Dénutrition: tous concernés!
Du 12 au 19 novembre, c'est la première semaine nationale de la dénutrition. Une occasion pour faire le point chaque jour sur cette maladie parfois silencieuse, qui concerne 2 millions de personnes en France.
Juste une mise au point:
Vrai ou Faux? la dénutrition touche toutes les tranches d’âge
VRAI : environ 200 millions d’enfants dans le monde souffrent de dénutrition, par insuffisance d’apports. La dénutrition touche également les patients de tous âges atteints de maladies affectant directement ou indirectement le goût, l’olfaction, ou simplement l’envie de manger. Les personnes âgées sont particulièrement vulnérables à la dénutrition, et 25% des personnes de plus de 70 ans vivant seules sont dénutries.
Question à Clémentine Hugol-Gential
LD : Tu as coordonné le projet Alimentation et Lutte contre les Inégalités en Milieu de Santé (ALIMS) : peux-tu nous dire quels liens peuvent s'établir entre dénutrition et alimentation en milieu de santé, notamment dans le cas des cancers ?
C H-G : Depuis le milieu des années 90 est apparue une prise en compte de la question du repas à l’hôpital (Ricour, 1999). A la suite du rapport Guy Grand (1997) soulignant notamment une médicalisation insuffisante des problèmes nutritionnels, plusieurs actions ont été mises en œuvre dont la création des CLAN (Comité de Liaison en Alimentation et Nutrition). Ces comités sont aujourd’hui à l’origine d’enquêtes et du développement d’outils visant à améliorer la qualité de l’alimentation et de la nutrition dans les établissements de santé (Poisson-Salomon & al, 2008 – Desport & al, 2010). La lutte contre la dénutrition induit parfois le traitement du repas comme une simple ingestion de nutriments. La médicalisation du repas efface alors les dimensions sociales (Hartwell & al, 2013), sensibles et symboliques (Boutaud, 2005) de la prise alimentaire alors même qu’elles sont essentielles. En outre cette médicalisation de la prise du repas n’est pas efficace puisque l’on note aujourd’hui que 20 à 40 % arrivent déjà dénutris à l’hôpital et que leur état nutritionnel tend à se dégrader pendant leur séjour hospitalier.

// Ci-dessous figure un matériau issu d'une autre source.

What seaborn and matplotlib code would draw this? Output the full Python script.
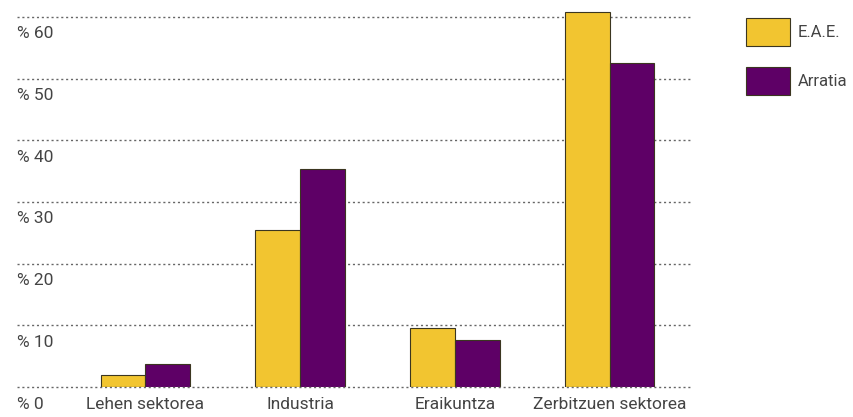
import pandas as pd
import matplotlib.pyplot as plt
import seaborn as sns
from matplotlib.transforms import blended_transform_factory, ScaledTranslation

# Data
sectors = ["Lehen sektorea", "Industria", "Eraikuntza", "Zerbitzuen sektorea"]
eae = [1.9, 25.5, 9.6, 60.8]
arratia = [3.7, 35.4, 7.6, 52.5]
series = ["E.A.E.", "Arratia"]
yticks = [0, 10, 20, 30, 40, 50, 60]
ytick_labels = ["% 0", "% 10", "% 20", "% 30", "% 40", "% 50", "% 60"]

df = pd.DataFrame({
    "Sector": sectors * 2,
    "Value": eae + arratia,
    "Series": [series[0]] * len(sectors) + [series[1]] * len(sectors),
})

sns.set_style("white")
plt.rcParams["font.family"] = ["Roboto", "DejaVu Sans"]

fig = plt.figure(figsize=(8.54, 4.17), dpi=100)
ax = fig.add_axes([0.02, 0.0719, 0.788, 0.917])

colors = {"E.A.E.": "#F2C530", "Arratia": "#5E0066"}
sns.barplot(data=df, x="Sector", y="Value", hue="Series", palette=colors,
            width=0.58, gap=0, edgecolor="#3b3620", linewidth=0.8,
            saturation=1, ax=ax, zorder=3)

ax.set_xlim(-0.83, 3.52)
ax.set_ylim(0, 62)
for y in yticks:
    ax.axhline(y, color="#666666", linestyle=(0, (1.5, 2)), linewidth=1,
               zorder=1 if y else 4, clip_on=False)

for s in ax.spines.values():
    s.set_visible(False)
ax.set_yticks([])
ax.set_xlabel("")
ax.set_ylabel("")
ax.tick_params(axis="x", length=0, pad=7, labelsize=12.5, labelcolor="#444444")

# y labels sit just below each gridline
trans = blended_transform_factory(ax.transAxes, ax.transData) + \
    ScaledTranslation(0, -17 / 100, fig.dpi_scale_trans)
for y, lab in zip(yticks, ytick_labels):
    ax.text(0.0, y, lab, transform=trans, ha="left", va="center",
            fontsize=12.5, color="#444444")

ax.get_legend().remove()
handles = [plt.Rectangle((0, 0), 1, 1, facecolor=colors[s],
                         edgecolor="#3b3620", linewidth=0.8) for s in series]
fig.legend(handles, series, loc="upper left", bbox_to_anchor=(0.868, 0.97),
           frameon=False, fontsize=12, handlelength=2.65, handleheight=2.25,
           labelspacing=1.25, handletextpad=0.45, labelcolor="#444444",
           borderaxespad=0, borderpad=0.3)

fig.savefig("out.png", dpi=100)
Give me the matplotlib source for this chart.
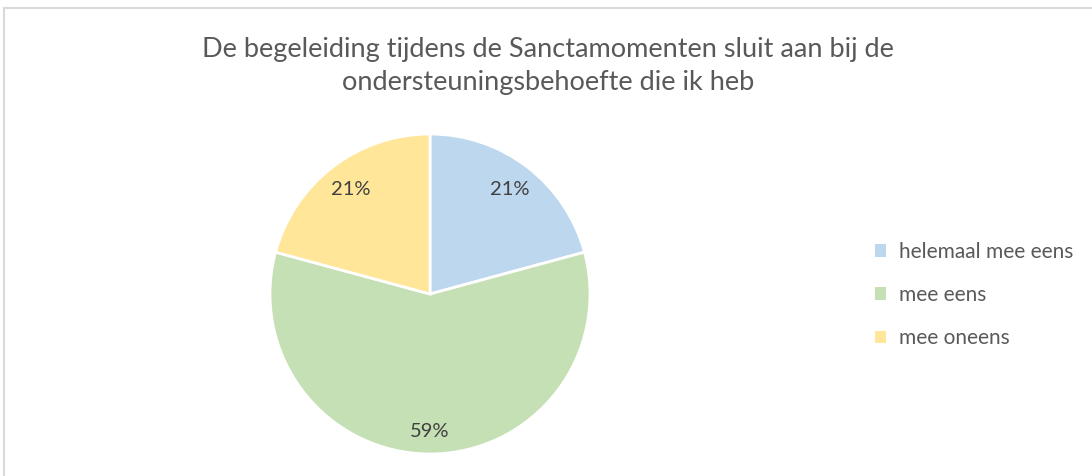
import matplotlib
matplotlib.use("Agg")
import matplotlib.pyplot as plt
from matplotlib.patches import Patch, Rectangle
import numpy as np

title = "De begeleiding tijdens de Sanctamomenten sluit aan bij de\nondersteuningsbehoefte die ik heb"
categories = ["helemaal mee eens", "mee eens", "mee oneens"]
percentages = [21, 59, 21]
pct_labels = ["21%", "59%", "21%"]
colors = ["#BDD7EE", "#C5E0B4", "#FFE699"]

W, H = 1092, 476
fig = plt.figure(figsize=(W / 100, H / 100), dpi=100)
fig.patch.set_facecolor("white")
plt.rcParams["font.family"] = ["Lato", "DejaVu Sans"]

# chart border
fig.add_artist(Rectangle((4 / W, -0.01), 1.1, (H - 8) / H + 0.01, transform=fig.transFigure,
                         fill=False, edgecolor="#D9D9D9", linewidth=1.5))

cx, cy, r = 430, 294, 160
ax = fig.add_axes([(cx - r) / W, (H - cy - r) / H, 2 * r / W, 2 * r / H])
wedges, _ = ax.pie(percentages, colors=colors, startangle=90, counterclock=False,
                   radius=1, wedgeprops=dict(edgecolor="white", linewidth=2))
ax.set_xlim(-1, 1)
ax.set_ylim(-1, 1)
ax.set_aspect("equal")
ax.axis("off")

total = sum(percentages)
start = 90.0
dists = [0.82, 0.86, 0.82]
for val, lab, d in zip(percentages, pct_labels, dists):
    sweep = 360.0 * val / total
    mid = np.deg2rad(start - sweep / 2)
    ax.text(d * np.cos(mid), d * np.sin(mid), lab, ha="center", va="center",
            fontsize=14.5, color="#404040")
    start -= sweep

fig.text(548 / W, 1 - 66 / H, title, ha="center", va="center", fontsize=19.5,
         color="#595959", linespacing=1.4)

handles = [Patch(facecolor=c, edgecolor="none") for c in colors]
leg = fig.legend(handles, categories, loc="upper left", bbox_to_anchor=(856 / W, 1 - 223 / H),
                 frameon=False, fontsize=15, handlelength=0.55, handleheight=0.55,
                 handletextpad=0.6, labelspacing=1.12, labelcolor="#595959")

fig.savefig("out.png", dpi=100, facecolor="white")
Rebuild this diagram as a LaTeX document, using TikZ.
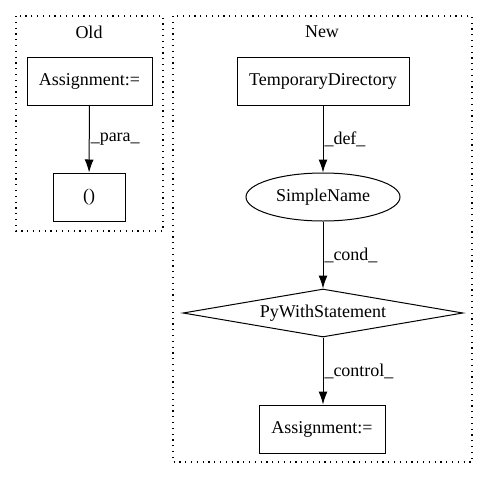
\documentclass[tikz,border=0pt]{standalone}
\usepackage{fontspec}
\setmainfont{Liberation Serif}
\usetikzlibrary{arrows.meta,shapes.geometric}

\tikzset{
    box/.style={draw, rectangle, minimum height=48pt, inner sep=0pt,
        line width=1pt, font=\fontsize{18}{20}\selectfont},
    oval/.style={draw, ellipse, minimum width=154pt, minimum height=48pt,
        inner sep=0pt, line width=1pt, font=\fontsize{18}{20}\selectfont},
    cond/.style={draw, diamond, aspect=5.83, minimum width=280pt,
        minimum height=48pt, inner sep=0pt, line width=1pt,
        font=\fontsize{18}{20}\selectfont},
    cluster/.style={draw, line width=1.2pt, dash pattern=on 1.2pt off 4.6pt},
    title/.style={font=\fontsize{18}{20}\selectfont},
    edge/.style={-{Latex[length=13pt, width=9pt]}, line width=1pt},
    lbl/.style={anchor=west, inner sep=1pt, font=\fontsize{18}{20}\selectfont}
}

\begin{document}
\begin{tikzpicture}[x=1pt, y=-1pt]
            \useasboundingbox (0,0) rectangle (488,480);

            % clusters
            \draw[cluster] (16,16) rectangle (163,231);
            \draw[cluster] (173,16) rectangle (472,462);
            \node[title] (old) at (89,32) {Old};
            \node[title] (new) at (322,32) {New};

            % Old
            \node[box, minimum width=125pt] (oldassign) at (89.5,81) {Assignment:=};
            \node[box, minimum width=72pt] (tuple) at (89,197) {()};

            % New
            \node[box, minimum width=172pt] (tmpdir) at (323,81) {TemporaryDirectory};
            \node[oval] (simplename) at (323,197) {SimpleName};
            \node[cond] (pywith) at (323,313) {PyWithStatement};
            \node[box, minimum width=126pt] (newassign) at (322,429) {Assignment:=};

            \draw[edge] (oldassign) -- (tuple) node[lbl, midway] {\_para\_};
            \draw[edge] (tmpdir) -- (simplename) node[lbl, midway] {\_def\_};
            \draw[edge] (simplename) -- (pywith) node[lbl, midway] {\_cond\_};
            \draw[edge] (pywith.south) -- (pywith.south |- newassign.north)
                node[lbl, midway] {\_control\_};

        \end{tikzpicture}
\end{document}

Le cas du cancer est très spécifique du fait de la forte production médiatique qui l’entoure. Patrice Cohen et Emilie Legrand notent que « l’alimentation est devenue à la fois un grand espoir pour la prévention des cancers – voire pour leur traitement – et à la fois une grande source d’inquiétude sur ses risques cancérigènes » (2011). Pourtant si aujourd’hui de nombreux messages préventifs sont diffusés sur l’alimentation dans le cadre du PNNS, il y a a contrario une place institutionnelle très faible de la prise en charge alimentaire lors de la maladie (Cohen & Legrand, 2011) bien qu’au sein des trois Plans Cancer instaurés successivement en France il est indiqué que les patients devraient pouvoir bénéficier d’une consultation diététique (Fontas, 2017). En outre, pendant la maladie et son traitement, les patients revoient souvent leur répertoire alimentaire du fait des goûts et dégoûts, des modifications sensorielles mais aussi des idées reçues qui circulent autour de l’alimentation-cancer. La non prise en charge diététique du patient peut avoir des effets délétères sur son état nutritionnel.
Ainsi, lors d’un séjour hospitalier, le repas participe au soin et il constitue en propre, un soin. Pas uniquement, en termes de nutrition mais de restauration morale, affective, psychologique. Le repas, tel que nous l’entendons, ne se réduit pas seulement au contenu de l’assiette. Nous prenons bien évidemment en compte les dimensions nutritionnelles et organoleptiques mais également l’environnement, le cadre physique, les socialités, les relations et les rituels qui ont un impact sur la réception du repas. Le repas à l’hôpital, selon les pathologies traitées et les unités de soins, est alors à la jonction du soin (préventif, curatif) et du prendre soin. Le repas est donc central dans l’institution hospitalière et joue un rôle fondamental dans la prise en charge des patients. Le repas a alors une fonction révélatrice puisque c’est une marque de l’intention envers l’autre et de l’attention que l’on porte à l’autre. C'est là toute l'essence du projet ALIMS, considérer l'alimentation dans son entièreté et dans toute ses dimensions.
Clémentine Hugol-Gential est maîtresse de conférences en SIC, HDR, directrice adjointe du CIMEOS Lab (EA4177) à l'Université de Bourgogne, et membre du Collectif de Lutte contre la Dénutrition.